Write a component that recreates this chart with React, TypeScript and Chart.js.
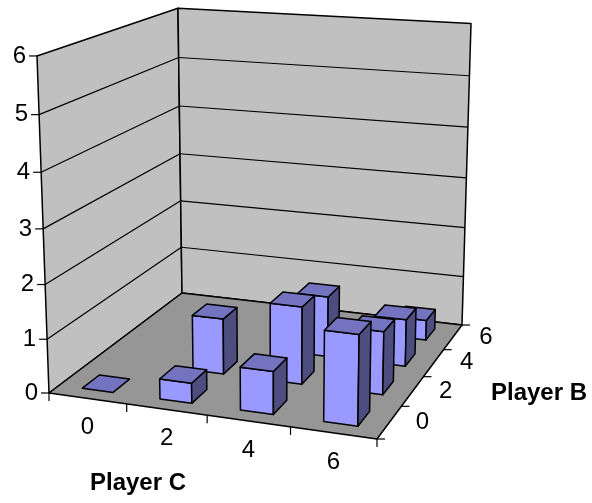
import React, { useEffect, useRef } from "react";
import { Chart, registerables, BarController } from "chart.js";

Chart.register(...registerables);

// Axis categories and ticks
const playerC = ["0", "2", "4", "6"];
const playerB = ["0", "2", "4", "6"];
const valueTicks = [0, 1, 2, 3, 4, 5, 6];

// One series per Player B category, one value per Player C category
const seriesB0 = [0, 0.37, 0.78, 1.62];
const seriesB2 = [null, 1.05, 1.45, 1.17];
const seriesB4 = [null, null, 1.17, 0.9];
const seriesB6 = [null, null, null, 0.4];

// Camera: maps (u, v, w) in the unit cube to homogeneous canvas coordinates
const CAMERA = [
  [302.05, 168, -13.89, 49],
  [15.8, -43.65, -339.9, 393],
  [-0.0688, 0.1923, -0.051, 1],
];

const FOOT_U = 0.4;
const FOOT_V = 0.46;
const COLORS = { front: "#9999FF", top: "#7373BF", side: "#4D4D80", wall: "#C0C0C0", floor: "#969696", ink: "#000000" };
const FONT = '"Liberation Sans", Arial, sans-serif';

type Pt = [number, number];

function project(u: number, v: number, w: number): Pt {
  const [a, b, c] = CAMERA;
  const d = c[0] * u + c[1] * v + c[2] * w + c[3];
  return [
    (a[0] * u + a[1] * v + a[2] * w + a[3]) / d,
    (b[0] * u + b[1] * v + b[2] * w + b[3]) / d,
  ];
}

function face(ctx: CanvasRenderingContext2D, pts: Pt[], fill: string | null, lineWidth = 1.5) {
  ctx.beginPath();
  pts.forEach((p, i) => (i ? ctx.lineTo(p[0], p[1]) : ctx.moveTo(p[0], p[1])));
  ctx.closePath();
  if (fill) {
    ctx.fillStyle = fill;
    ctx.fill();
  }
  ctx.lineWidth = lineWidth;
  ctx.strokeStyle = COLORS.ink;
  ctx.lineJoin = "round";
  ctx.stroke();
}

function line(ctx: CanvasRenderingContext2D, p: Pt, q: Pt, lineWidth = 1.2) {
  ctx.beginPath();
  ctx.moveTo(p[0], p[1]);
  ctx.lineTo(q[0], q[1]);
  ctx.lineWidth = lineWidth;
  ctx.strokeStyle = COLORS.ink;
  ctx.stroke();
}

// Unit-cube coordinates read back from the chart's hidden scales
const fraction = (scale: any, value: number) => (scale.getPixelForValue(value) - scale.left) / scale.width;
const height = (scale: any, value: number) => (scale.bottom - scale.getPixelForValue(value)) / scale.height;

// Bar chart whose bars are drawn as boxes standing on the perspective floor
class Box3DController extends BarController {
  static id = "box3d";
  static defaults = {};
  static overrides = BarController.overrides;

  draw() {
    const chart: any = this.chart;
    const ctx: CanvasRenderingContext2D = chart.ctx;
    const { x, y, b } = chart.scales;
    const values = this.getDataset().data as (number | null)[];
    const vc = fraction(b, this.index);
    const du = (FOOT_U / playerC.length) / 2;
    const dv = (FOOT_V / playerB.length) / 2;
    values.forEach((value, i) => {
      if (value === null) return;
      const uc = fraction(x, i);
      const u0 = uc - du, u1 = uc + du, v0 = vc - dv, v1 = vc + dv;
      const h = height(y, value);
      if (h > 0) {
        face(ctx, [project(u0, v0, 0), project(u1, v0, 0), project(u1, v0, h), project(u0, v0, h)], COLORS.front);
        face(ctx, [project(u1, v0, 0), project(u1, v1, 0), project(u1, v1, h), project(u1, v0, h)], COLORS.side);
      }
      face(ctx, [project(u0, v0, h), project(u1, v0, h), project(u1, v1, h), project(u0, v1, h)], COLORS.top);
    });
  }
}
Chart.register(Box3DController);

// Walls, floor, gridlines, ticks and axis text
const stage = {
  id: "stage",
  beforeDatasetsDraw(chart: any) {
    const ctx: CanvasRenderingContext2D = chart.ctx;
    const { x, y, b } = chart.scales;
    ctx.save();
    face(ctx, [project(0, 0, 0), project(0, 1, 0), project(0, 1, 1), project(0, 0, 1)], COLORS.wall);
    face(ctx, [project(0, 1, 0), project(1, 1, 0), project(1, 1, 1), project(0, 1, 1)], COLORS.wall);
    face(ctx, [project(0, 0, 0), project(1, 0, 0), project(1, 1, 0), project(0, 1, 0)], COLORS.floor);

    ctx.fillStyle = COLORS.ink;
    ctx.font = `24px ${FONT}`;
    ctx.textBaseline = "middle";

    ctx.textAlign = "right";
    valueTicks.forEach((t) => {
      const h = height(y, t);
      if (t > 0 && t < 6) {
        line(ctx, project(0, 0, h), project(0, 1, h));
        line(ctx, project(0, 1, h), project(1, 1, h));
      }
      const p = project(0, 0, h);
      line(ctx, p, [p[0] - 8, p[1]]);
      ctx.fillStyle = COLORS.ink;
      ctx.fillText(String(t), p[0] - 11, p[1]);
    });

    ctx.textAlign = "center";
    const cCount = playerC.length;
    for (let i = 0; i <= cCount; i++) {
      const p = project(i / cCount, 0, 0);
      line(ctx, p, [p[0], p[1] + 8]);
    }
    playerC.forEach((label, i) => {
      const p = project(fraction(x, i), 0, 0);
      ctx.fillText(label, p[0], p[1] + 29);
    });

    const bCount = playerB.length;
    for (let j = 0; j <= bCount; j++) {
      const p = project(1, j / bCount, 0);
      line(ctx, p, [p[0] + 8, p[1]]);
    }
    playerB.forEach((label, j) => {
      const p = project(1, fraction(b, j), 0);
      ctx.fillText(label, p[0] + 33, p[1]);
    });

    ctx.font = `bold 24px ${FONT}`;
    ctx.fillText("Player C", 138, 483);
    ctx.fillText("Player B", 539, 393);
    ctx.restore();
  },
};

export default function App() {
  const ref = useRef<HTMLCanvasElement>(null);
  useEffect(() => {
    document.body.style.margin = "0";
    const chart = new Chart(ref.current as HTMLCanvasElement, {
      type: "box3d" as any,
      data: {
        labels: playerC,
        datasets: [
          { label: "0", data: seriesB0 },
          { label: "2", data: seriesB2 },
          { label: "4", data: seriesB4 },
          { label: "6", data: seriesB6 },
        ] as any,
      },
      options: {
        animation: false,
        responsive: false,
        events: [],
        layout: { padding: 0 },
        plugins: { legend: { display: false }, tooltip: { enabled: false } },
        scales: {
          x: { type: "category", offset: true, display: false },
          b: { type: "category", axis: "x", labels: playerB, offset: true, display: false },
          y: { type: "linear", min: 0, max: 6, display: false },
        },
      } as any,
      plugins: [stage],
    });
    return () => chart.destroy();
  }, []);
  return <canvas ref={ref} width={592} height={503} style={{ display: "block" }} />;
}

...

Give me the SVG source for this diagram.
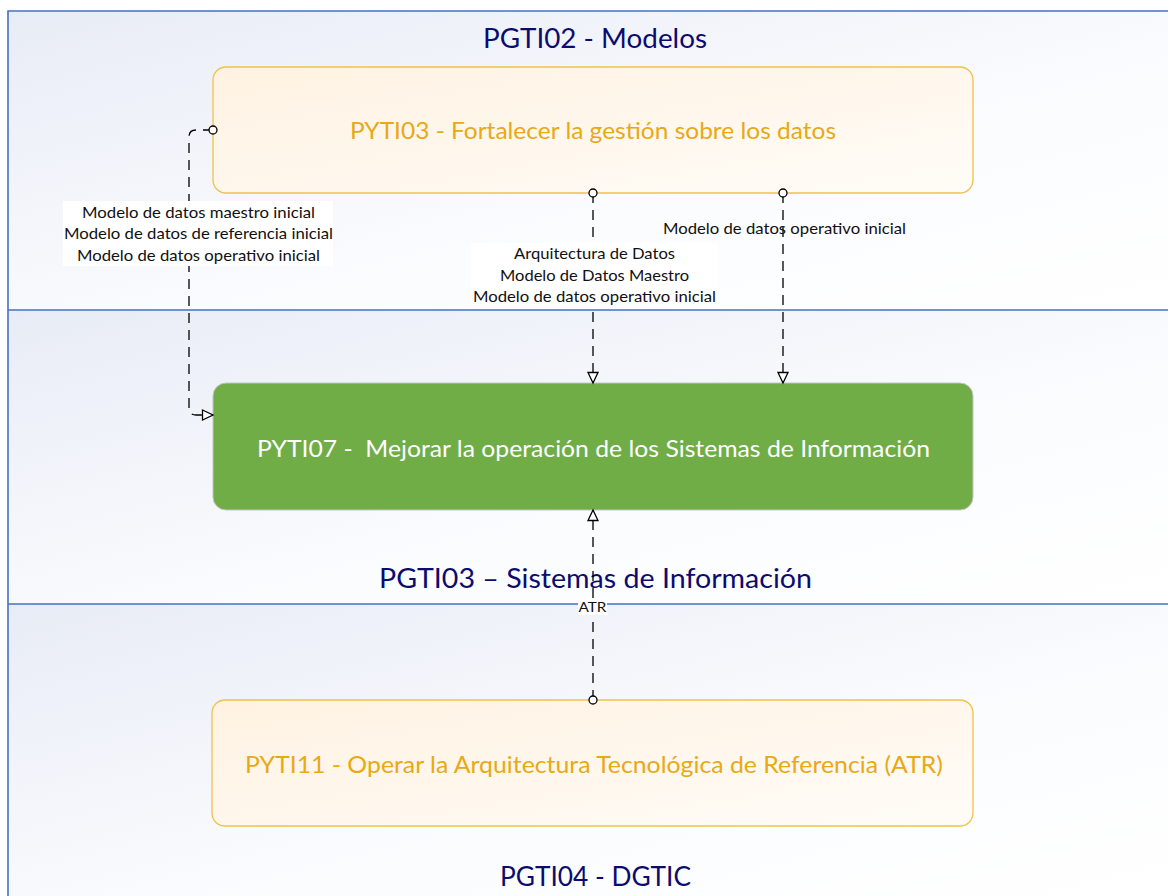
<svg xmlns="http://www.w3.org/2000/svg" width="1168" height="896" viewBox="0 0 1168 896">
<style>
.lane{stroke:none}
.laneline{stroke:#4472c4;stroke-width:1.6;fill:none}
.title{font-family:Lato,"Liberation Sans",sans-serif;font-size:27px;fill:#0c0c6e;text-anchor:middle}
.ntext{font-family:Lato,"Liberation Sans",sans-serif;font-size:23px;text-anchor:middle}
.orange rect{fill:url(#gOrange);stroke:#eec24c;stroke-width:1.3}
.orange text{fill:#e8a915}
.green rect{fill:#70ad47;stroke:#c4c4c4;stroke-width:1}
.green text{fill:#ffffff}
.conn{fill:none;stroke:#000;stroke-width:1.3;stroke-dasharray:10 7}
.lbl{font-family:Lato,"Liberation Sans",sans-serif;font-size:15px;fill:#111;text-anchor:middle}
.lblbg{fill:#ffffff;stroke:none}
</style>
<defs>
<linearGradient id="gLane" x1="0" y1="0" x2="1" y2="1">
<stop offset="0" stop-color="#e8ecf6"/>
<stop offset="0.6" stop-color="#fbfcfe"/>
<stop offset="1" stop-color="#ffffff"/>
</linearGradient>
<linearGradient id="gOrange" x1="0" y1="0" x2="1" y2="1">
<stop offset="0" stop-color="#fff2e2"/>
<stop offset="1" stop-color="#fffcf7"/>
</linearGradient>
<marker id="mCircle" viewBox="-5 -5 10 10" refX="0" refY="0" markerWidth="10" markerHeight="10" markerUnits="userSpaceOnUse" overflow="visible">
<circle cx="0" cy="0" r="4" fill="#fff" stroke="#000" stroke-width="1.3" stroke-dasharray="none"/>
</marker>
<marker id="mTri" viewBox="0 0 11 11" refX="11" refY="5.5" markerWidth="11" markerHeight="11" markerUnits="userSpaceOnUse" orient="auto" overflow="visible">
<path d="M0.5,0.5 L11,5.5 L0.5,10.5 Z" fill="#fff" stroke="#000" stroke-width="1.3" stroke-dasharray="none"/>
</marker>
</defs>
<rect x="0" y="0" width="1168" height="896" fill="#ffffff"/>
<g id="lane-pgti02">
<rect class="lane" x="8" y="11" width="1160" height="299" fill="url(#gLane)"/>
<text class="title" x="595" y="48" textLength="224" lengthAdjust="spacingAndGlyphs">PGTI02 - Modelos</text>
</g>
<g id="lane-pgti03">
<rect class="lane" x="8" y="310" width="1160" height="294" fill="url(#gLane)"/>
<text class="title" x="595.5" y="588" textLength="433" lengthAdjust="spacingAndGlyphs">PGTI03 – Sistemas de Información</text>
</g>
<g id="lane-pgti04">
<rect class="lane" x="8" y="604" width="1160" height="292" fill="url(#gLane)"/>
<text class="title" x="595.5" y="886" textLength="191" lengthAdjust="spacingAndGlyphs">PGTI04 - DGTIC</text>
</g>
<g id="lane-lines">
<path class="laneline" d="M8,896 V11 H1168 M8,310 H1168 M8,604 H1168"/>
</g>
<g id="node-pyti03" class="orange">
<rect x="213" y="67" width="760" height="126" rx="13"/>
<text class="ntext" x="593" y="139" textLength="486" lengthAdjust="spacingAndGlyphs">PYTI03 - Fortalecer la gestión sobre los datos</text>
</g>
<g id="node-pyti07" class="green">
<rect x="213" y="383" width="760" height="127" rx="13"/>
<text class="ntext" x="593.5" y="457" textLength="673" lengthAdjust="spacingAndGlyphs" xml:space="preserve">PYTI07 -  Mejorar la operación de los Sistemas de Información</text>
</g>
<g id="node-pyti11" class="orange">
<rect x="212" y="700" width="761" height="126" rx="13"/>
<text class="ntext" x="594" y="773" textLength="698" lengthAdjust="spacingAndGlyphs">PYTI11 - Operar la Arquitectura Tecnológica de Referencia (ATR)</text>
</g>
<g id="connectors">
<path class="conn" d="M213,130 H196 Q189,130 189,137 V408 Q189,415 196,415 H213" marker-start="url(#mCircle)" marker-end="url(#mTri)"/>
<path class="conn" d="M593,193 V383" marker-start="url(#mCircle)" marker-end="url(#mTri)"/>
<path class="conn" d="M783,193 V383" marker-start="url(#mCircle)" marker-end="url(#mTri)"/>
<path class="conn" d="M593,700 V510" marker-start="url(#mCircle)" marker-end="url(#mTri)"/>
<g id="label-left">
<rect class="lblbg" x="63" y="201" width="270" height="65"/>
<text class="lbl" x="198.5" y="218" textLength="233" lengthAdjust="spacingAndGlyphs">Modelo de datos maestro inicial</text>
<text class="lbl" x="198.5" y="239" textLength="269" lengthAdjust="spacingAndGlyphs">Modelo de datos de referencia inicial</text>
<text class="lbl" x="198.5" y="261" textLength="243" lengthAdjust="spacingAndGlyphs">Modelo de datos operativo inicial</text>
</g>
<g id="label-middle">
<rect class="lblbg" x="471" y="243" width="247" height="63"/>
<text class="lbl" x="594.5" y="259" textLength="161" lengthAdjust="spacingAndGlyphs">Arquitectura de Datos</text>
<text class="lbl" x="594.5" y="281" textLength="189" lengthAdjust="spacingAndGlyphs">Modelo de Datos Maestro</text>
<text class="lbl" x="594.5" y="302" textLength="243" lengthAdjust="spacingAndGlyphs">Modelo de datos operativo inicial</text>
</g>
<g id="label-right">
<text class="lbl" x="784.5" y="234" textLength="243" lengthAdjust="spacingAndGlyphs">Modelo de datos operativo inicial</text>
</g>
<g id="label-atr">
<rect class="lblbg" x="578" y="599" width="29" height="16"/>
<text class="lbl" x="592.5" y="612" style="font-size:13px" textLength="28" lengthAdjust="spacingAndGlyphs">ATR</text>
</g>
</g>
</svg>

## Direction
Collect the lines that hold "this".

## Output below
Write a component that recreates this chart with React, TypeScript and Chart.js.
    const chart: any = this.chart;
    const values = this.getDataset().data as (number | null)[];
    const vc = fraction(b, this.index);
Give me the SVG source for this diagram.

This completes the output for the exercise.